Banks use those deposits to make loans and invest in things like securities, so the more deposits they have, the more they can put those funds to work and make returns for stockholders. Deposits are a relatively inexpensive form of funding, since the reason most people put funds in a bank is for convenience, not because they expect a large return. 

"Before this there was a strong incentive for banks to attract deposits of all kinds," Ganz said. "Before, it was clear — and at least through the lens of the regulatory system — that 'this is the amount that's insured and this is the amount that wasn't insured.'" 

Now, if banks believe they are large enough to meet a systemic risk exception from regulators but small enough to avoid being a global systemically important institution, they could see it as beneficial to attract as many deposits as possible — and, by extension, to pile on risk. 

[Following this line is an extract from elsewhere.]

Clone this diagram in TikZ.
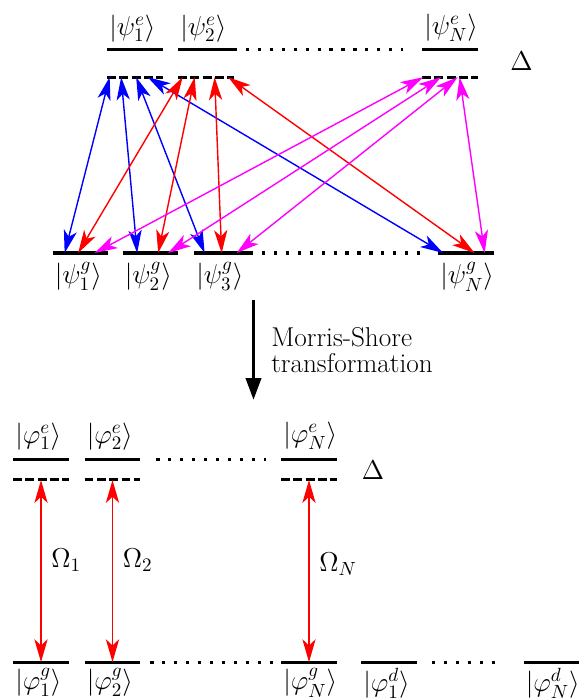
\RequirePackage{fix-cm}
\documentclass[tikz,border=0pt]{standalone}
\usepackage{amsmath,amssymb}
\usepackage{xcolor}
\usepackage{tikz}
\usetikzlibrary{arrows.meta,positioning}
\definecolor{pumpmag}{RGB}{255,0,255}

\begin{document}
\begin{tikzpicture}[
    font=\fontsize{15.5pt}{15.2pt}\selectfont,
    level/.style={rectangle, inner sep=0pt, minimum width=1.1cm, minimum height=0pt},
    solidlvl/.style={line width=1.8pt},
    virtlvl/.style={line width=1.8pt, dash pattern=on 5pt off 2pt},
    dots/.style={line width=1.8pt, dash pattern=on 1.8pt off 5pt},
    ket/.style={inner sep=1pt},
    rabi/.style={right, xshift=2pt, text=black},
    tr/.style={{Stealth[length=13pt,width=7.5pt,inset=3.5pt]}-{Stealth[length=13pt,width=7.5pt,inset=3.5pt]}, line width=0.8pt},
    msarrow/.style={-{Triangle[length=0.44cm,width=0.3cm]}, line width=2.2pt}
]
\useasboundingbox (0,0) rectangle (11.58,-14);

% bare states
\node[level] (e1) at (2.70,-0.99) {};
\node[level] (e2) at (4.12,-0.99) {};
\node[level] (eN) at (9.00,-0.99) {};
\node[level, below=0.54cm of e1] (v1) {};
\node[level, below=0.54cm of e2] (v2) {};
\node[level, below=0.54cm of eN] (vN) {};
\node[level] (g1) at (1.61,-5.06) {};
\node[level] (g2) at (3.01,-5.06) {};
\node[level] (g3) at (4.44,-5.06) {};
\node[level] (gN) at (9.32,-5.06) {};

\draw[solidlvl] (e1.west) -- (e1.east) (e2.west) -- (e2.east) (eN.west) -- (eN.east);
\draw[virtlvl] (v1.west) -- (v1.east) (v2.west) -- (v2.east) (vN.west) -- (vN.east);
\draw[solidlvl] (g1.west) -- (g1.east) (g2.west) -- (g2.east) (g3.west) -- (g3.east) (gN.west) -- (gN.east);
\draw[dots] (e2.east) -- ([xshift=-0.39cm]eN.west);
\draw[dots] (g3.east) -- ([xshift=-0.37cm]gN.west);

\node[ket, above=0.11cm of e1.west, anchor=south west] (ke1) {$|\psi^e_1\rangle$};
\node[ket, above=0.11cm of e2.west, anchor=south west] (ke2) {$|\psi^e_2\rangle$};
\node[ket, above=0.11cm of eN.west, anchor=south west] (keN) {$|\psi^e_N\rangle$};
\node[ket, below=0.14cm of g1.west, anchor=north west] (kg1) {$|\psi^g_1\rangle$};
\node[ket, below=0.14cm of g2.west, anchor=north west] (kg2) {$|\psi^g_2\rangle$};
\node[ket, below=0.14cm of g3.west, anchor=north west] (kg3) {$|\psi^g_3\rangle$};
\node[ket, below=0.14cm of gN.west, anchor=north west] (kgN) {$|\psi^g_N\rangle$};
\node (delta1) at (10.43,-1.22) {$\Delta$};

% couplings
\draw[tr, blue] ([xshift=0.05cm]v1.west) -- ([xshift=0.24cm]g1.west);
\draw[tr, blue] ([xshift=0.28cm]v1.west) -- ([xshift=0.29cm]g2.west);
\draw[tr, blue] ([xshift=0.58cm]v1.west) -- ([xshift=0.21cm]g3.west);
\draw[tr, blue] ([xshift=0.81cm]v1.west) -- ([xshift=0.10cm]gN.west);
\draw[tr, red] ([xshift=0.09cm]v2.west) -- ([xshift=0.51cm]g1.west);
\draw[tr, red] ([xshift=0.33cm]v2.west) -- ([xshift=0.71cm]g2.west);
\draw[tr, red] ([xshift=0.73cm]v2.west) -- ([xshift=0.55cm]g3.west);
\draw[tr, red] ([xshift=1.00cm]v2.west) -- ([xshift=0.73cm]gN.west);
\draw[tr, pumpmag] ([xshift=0.02cm]vN.west) -- ([xshift=0.84cm]g1.west);
\draw[tr, pumpmag] ([xshift=0.38cm]vN.west) -- ([xshift=0.91cm]g2.west);
\draw[tr, pumpmag] ([xshift=0.71cm]vN.west) -- ([xshift=0.85cm]g3.west);
\draw[tr, pumpmag] ([xshift=0.75cm]vN.west) -- ([xshift=0.93cm]gN.west);

% transformation
\coordinate (mstop) at (5.07,-6.0);
\coordinate (msbot) at (5.07,-8.0);
\draw[msarrow] (mstop) -- node[right=0.2cm, align=left] (mslabel) {Morris-Shore\\transformation} (msbot);

% MS basis
\node[level] (f1) at (0.82,-9.19) {};
\node[level] (f2) at (2.25,-9.19) {};
\node[level] (fN) at (6.18,-9.19) {};
\node[level, below=0.39cm of f1] (w1) {};
\node[level, below=0.39cm of f2] (w2) {};
\node[level, below=0.39cm of fN] (wN) {};
\node[level] (h1) at (0.82,-13.25) {};
\node[level] (h2) at (2.25,-13.25) {};
\node[level] (hN) at (6.18,-13.25) {};
\node[level] (d1) at (7.78,-13.25) {};
\node[level] (dN) at (11.03,-13.25) {};

\draw[solidlvl] (f1.west) -- (f1.east) (f2.west) -- (f2.east) (fN.west) -- (fN.east);
\draw[virtlvl] (w1.west) -- (w1.east) (w2.west) -- (w2.east) (wN.west) -- (wN.east);
\draw[solidlvl] (h1.west) -- (h1.east) (h2.west) -- (h2.east) (hN.west) -- (hN.east)
    (d1.west) -- (d1.east) (dN.west) -- (dN.east);
\draw[dots] ([xshift=0.32cm]f2.east) -- ([xshift=-0.31cm]fN.west);
\draw[dots] ([xshift=0.2cm]h2.east) -- ([xshift=-0.16cm]hN.west);
\draw[dots] ([xshift=0.3cm]d1.east) -- ([xshift=-0.44cm]dN.west);

\node[ket, above=0.15cm of f1.west, anchor=south west] (kf1) {$|\varphi^e_1\rangle$};
\node[ket, above=0.15cm of f2.west, anchor=south west] (kf2) {$|\varphi^e_2\rangle$};
\node[ket, above=0.15cm of fN.west, anchor=south west] (kfN) {$|\varphi^e_N\rangle$};
\node[ket, below=0.07cm of h1.west, anchor=north west] (kh1) {$|\varphi^g_1\rangle$};
\node[ket, below=0.07cm of h2.west, anchor=north west] (kh2) {$|\varphi^g_2\rangle$};
\node[ket, below=0.07cm of hN.west, anchor=north west] (khN) {$|\varphi^g_N\rangle$};
\node[ket, below=0.07cm of d1.west, anchor=north west] (kd1) {$|\varphi^d_1\rangle$};
\node[ket, below=0.07cm of dN.west, anchor=north west] (kdN) {$|\varphi^d_N\rangle$};
\node (delta2) at (7.46,-9.41) {$\Delta$};

\draw[tr, red, line width=1pt] (w1.south) -- node[rabi, pos=0.44] (om1) {$\Omega_1$} (h1.north);
\draw[tr, red, line width=1pt] (w2.south) -- node[rabi, pos=0.44] (om2) {$\Omega_2$} (h2.north);
\draw[tr, red, line width=1pt] (wN.south) -- node[rabi, pos=0.46] (omN) {$\Omega_N$} (hN.north);
\end{tikzpicture}
\end{document}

"Uninsured deposits right now are, in effect, a subsidy to the banks," Ganz said. "They're implicitly insured, but the banks aren't paying for that insurance. And it's a source of funding that's going to be fairly insensitive to the risk profile that the bank is taking." 

To a certain extent, sophisticated depositors were expected to have some degree of market discipline, meaning if a depositor believes its bank is taking a risk, it can move its money elsewhere. 

Expanding the limits of deposit insurance could have other knock-on effects, including the FDIC's Deposit Insurance Fund. Before the two bank failures, the fund's ratio to insured deposits was already below the statutory minimum. Increasing the amount that's implicitly or explicitly insured would require a repricing of run risk on banks and would almost certainly result in even higher assessment fees for banks. 

"That pot of money that the FDIC holds in order to pay off the potential losses associated with bank failures is way too small to cover this sort of implicit guarantee," Ganz said. 

Ultimately, the long-term implications of the FDIC, Fed and Treasury's decision to extend the FDIC's guarantee to uninsured deposits in the case of Silicon Valley Bank and Signature Bank might not be known until other problems begin to surface in the financial system. 

"There's broader, much more complicated implications in how the financial market actors think in how they behave, and what kind of risks they might create on top of this fully implicitly guaranteed deposit system," Omarova said. "This is the biggest question we all need to think about right now."